**WHAT THE EXERCISE ASKS**
All the data must come back unchanged, except that pictures are left out.

**Plotting code records**
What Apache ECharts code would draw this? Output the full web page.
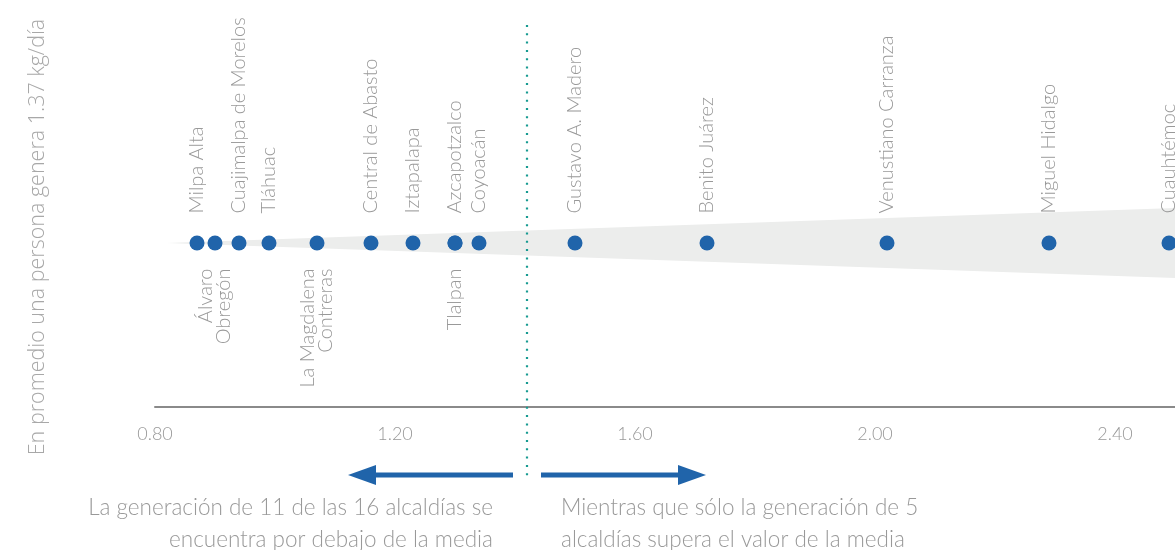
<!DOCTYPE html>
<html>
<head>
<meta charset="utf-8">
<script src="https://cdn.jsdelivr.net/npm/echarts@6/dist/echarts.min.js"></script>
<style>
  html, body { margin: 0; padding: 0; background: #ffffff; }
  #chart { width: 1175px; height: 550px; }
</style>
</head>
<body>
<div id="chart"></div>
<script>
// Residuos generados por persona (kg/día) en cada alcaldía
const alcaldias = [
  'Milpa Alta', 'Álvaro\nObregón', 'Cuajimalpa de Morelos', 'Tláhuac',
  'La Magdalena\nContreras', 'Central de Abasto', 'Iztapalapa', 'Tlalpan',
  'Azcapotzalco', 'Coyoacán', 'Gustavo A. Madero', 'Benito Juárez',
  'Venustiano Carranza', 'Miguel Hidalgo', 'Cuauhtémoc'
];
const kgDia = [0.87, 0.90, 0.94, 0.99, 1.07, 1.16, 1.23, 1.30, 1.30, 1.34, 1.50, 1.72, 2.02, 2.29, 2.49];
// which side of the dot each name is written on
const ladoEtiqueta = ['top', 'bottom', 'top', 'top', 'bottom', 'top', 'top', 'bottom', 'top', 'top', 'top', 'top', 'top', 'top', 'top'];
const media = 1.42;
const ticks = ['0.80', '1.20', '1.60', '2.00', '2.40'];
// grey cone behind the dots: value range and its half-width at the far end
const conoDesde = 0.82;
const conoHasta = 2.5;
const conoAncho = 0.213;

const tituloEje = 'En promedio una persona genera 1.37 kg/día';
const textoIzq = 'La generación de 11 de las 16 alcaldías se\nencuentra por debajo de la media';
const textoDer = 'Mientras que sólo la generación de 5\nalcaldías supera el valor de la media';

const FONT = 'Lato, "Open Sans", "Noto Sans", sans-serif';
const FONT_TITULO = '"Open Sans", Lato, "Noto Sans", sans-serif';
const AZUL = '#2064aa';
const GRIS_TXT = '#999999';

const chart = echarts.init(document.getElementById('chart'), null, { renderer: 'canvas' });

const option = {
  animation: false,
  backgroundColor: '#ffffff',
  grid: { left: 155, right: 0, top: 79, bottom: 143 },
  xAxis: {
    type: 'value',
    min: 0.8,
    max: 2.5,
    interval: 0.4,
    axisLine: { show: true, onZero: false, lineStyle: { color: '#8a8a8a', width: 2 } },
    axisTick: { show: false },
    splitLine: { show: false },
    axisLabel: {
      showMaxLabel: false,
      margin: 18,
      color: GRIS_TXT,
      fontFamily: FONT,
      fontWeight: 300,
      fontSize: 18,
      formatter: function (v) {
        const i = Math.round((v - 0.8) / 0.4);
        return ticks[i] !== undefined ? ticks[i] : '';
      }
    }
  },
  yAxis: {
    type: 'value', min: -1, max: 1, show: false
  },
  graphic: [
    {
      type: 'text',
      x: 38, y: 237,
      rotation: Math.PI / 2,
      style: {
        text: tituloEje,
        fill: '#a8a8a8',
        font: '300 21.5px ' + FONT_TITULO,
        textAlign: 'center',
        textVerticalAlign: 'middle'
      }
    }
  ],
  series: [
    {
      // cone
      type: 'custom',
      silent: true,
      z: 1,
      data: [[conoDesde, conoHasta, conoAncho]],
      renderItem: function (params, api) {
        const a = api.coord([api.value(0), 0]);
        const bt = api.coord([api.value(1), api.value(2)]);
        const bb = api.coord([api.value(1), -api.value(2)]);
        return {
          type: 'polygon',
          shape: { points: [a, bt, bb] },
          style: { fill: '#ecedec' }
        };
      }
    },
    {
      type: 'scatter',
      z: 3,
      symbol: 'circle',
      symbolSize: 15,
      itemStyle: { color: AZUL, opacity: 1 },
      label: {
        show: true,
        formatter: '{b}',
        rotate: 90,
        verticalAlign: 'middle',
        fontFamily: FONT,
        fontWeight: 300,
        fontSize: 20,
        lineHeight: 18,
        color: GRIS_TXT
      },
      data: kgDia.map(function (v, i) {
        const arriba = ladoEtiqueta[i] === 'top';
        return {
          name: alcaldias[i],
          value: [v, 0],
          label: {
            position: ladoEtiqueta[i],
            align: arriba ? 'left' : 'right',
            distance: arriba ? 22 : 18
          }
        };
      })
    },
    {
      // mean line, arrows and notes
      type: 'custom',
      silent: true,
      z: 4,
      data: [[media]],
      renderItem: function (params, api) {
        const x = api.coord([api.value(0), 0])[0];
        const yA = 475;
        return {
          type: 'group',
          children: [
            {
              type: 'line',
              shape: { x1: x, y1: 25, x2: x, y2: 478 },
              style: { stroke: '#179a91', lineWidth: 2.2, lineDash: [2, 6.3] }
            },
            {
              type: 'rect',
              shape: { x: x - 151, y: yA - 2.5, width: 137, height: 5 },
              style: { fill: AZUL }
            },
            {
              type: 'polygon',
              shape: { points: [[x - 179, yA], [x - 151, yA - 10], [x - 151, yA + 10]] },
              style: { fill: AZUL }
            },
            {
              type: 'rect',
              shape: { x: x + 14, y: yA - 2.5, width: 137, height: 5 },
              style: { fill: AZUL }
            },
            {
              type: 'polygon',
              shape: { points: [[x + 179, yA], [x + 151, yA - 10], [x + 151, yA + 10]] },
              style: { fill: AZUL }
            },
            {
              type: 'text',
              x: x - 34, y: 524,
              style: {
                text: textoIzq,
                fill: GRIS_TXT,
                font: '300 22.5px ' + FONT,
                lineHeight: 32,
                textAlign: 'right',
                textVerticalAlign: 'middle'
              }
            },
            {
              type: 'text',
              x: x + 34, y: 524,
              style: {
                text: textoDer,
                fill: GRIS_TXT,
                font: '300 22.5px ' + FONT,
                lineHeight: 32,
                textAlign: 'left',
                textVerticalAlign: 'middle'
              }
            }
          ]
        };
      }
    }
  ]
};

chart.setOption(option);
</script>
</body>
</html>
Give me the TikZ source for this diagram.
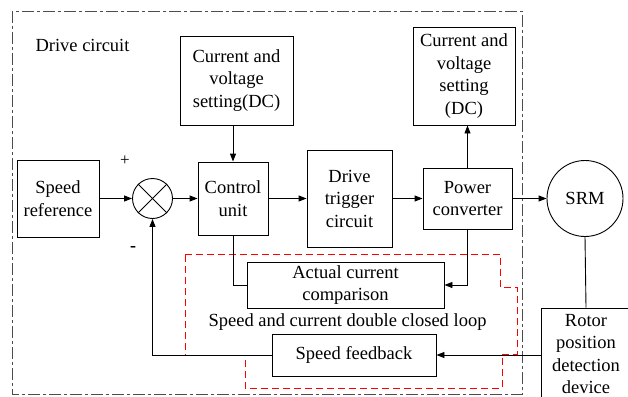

**SOLUTION FOR THIS PROBLEM**
What Apache ECharts code would draw this? Output the full web page.
<!DOCTYPE html>
<html>
<head>
<meta charset="utf-8">
<script src="https://cdn.jsdelivr.net/npm/echarts@6/dist/echarts.min.js"></script>
<style>
  html, body { margin: 0; padding: 0; background: #ffffff; }
  #chart { width: 1175px; height: 550px; }
</style>
</head>
<body>
<div id="chart"></div>
<script>
// Residuos generados por persona (kg/día) en cada alcaldía
const alcaldias = [
  'Milpa Alta', 'Álvaro\nObregón', 'Cuajimalpa de Morelos', 'Tláhuac',
  'La Magdalena\nContreras', 'Central de Abasto', 'Iztapalapa', 'Tlalpan',
  'Azcapotzalco', 'Coyoacán', 'Gustavo A. Madero', 'Benito Juárez',
  'Venustiano Carranza', 'Miguel Hidalgo', 'Cuauhtémoc'
];
const kgDia = [0.87, 0.90, 0.94, 0.99, 1.07, 1.16, 1.23, 1.30, 1.30, 1.34, 1.50, 1.72, 2.02, 2.29, 2.49];
// which side of the dot each name is written on
const ladoEtiqueta = ['top', 'bottom', 'top', 'top', 'bottom', 'top', 'top', 'bottom', 'top', 'top', 'top', 'top', 'top', 'top', 'top'];
const media = 1.42;
const ticks = ['0.80', '1.20', '1.60', '2.00', '2.40'];
// grey cone behind the dots: value range and its half-width at the far end
const conoDesde = 0.82;
const conoHasta = 2.5;
const conoAncho = 0.213;

const tituloEje = 'En promedio una persona genera 1.37 kg/día';
const textoIzq = 'La generación de 11 de las 16 alcaldías se\nencuentra por debajo de la media';
const textoDer = 'Mientras que sólo la generación de 5\nalcaldías supera el valor de la media';

const FONT = 'Lato, "Open Sans", "Noto Sans", sans-serif';
const FONT_TITULO = '"Open Sans", Lato, "Noto Sans", sans-serif';
const AZUL = '#2064aa';
const GRIS_TXT = '#999999';

const chart = echarts.init(document.getElementById('chart'), null, { renderer: 'canvas' });

const option = {
  animation: false,
  backgroundColor: '#ffffff',
  grid: { left: 155, right: 0, top: 79, bottom: 143 },
  xAxis: {
    type: 'value',
    min: 0.8,
    max: 2.5,
    interval: 0.4,
    axisLine: { show: true, onZero: false, lineStyle: { color: '#8a8a8a', width: 2 } },
    axisTick: { show: false },
    splitLine: { show: false },
    axisLabel: {
      showMaxLabel: false,
      margin: 18,
      color: GRIS_TXT,
      fontFamily: FONT,
      fontWeight: 300,
      fontSize: 18,
      formatter: function (v) {
        const i = Math.round((v - 0.8) / 0.4);
        return ticks[i] !== undefined ? ticks[i] : '';
      }
    }
  },
  yAxis: {
    type: 'value', min: -1, max: 1, show: false
  },
  graphic: [
    {
      type: 'text',
      x: 38, y: 237,
      rotation: Math.PI / 2,
      style: {
        text: tituloEje,
        fill: '#a8a8a8',
        font: '300 21.5px ' + FONT_TITULO,
        textAlign: 'center',
        textVerticalAlign: 'middle'
      }
    }
  ],
  series: [
    {
      // cone
      type: 'custom',
      silent: true,
      z: 1,
      data: [[conoDesde, conoHasta, conoAncho]],
      renderItem: function (params, api) {
        const a = api.coord([api.value(0), 0]);
        const bt = api.coord([api.value(1), api.value(2)]);
        const bb = api.coord([api.value(1), -api.value(2)]);
        return {
          type: 'polygon',
          shape: { points: [a, bt, bb] },
          style: { fill: '#ecedec' }
        };
      }
    },
    {
      type: 'scatter',
      z: 3,
      symbol: 'circle',
      symbolSize: 15,
      itemStyle: { color: AZUL, opacity: 1 },
      label: {
        show: true,
        formatter: '{b}',
        rotate: 90,
        verticalAlign: 'middle',
        fontFamily: FONT,
        fontWeight: 300,
        fontSize: 20,
        lineHeight: 18,
        color: GRIS_TXT
      },
      data: kgDia.map(function (v, i) {
        const arriba = ladoEtiqueta[i] === 'top';
        return {
          name: alcaldias[i],
          value: [v, 0],
          label: {
            position: ladoEtiqueta[i],
            align: arriba ? 'left' : 'right',
            distance: arriba ? 22 : 18
          }
        };
      })
    },
    {
      // mean line, arrows and notes
      type: 'custom',
      silent: true,
      z: 4,
      data: [[media]],
      renderItem: function (params, api) {
        const x = api.coord([api.value(0), 0])[0];
        const yA = 475;
        return {
          type: 'group',
          children: [
            {
              type: 'line',
              shape: { x1: x, y1: 25, x2: x, y2: 478 },
              style: { stroke: '#179a91', lineWidth: 2.2, lineDash: [2, 6.3] }
            },
            {
              type: 'rect',
              shape: { x: x - 151, y: yA - 2.5, width: 137, height: 5 },
              style: { fill: AZUL }
            },
            {
              type: 'polygon',
              shape: { points: [[x - 179, yA], [x - 151, yA - 10], [x - 151, yA + 10]] },
              style: { fill: AZUL }
            },
            {
              type: 'rect',
              shape: { x: x + 14, y: yA - 2.5, width: 137, height: 5 },
              style: { fill: AZUL }
            },
            {
              type: 'polygon',
              shape: { points: [[x + 179, yA], [x + 151, yA - 10], [x + 151, yA + 10]] },
              style: { fill: AZUL }
            },
            {
              type: 'text',
              x: x - 34, y: 524,
              style: {
                text: textoIzq,
                fill: GRIS_TXT,
                font: '300 22.5px ' + FONT,
                lineHeight: 32,
                textAlign: 'right',
                textVerticalAlign: 'middle'
              }
            },
            {
              type: 'text',
              x: x + 34, y: 524,
              style: {
                text: textoDer,
                fill: GRIS_TXT,
                font: '300 22.5px ' + FONT,
                lineHeight: 32,
                textAlign: 'left',
                textVerticalAlign: 'middle'
              }
            }
          ]
        };
      }
    }
  ]
};

chart.setOption(option);
</script>
</body>
</html>
Give me the TikZ source for this diagram.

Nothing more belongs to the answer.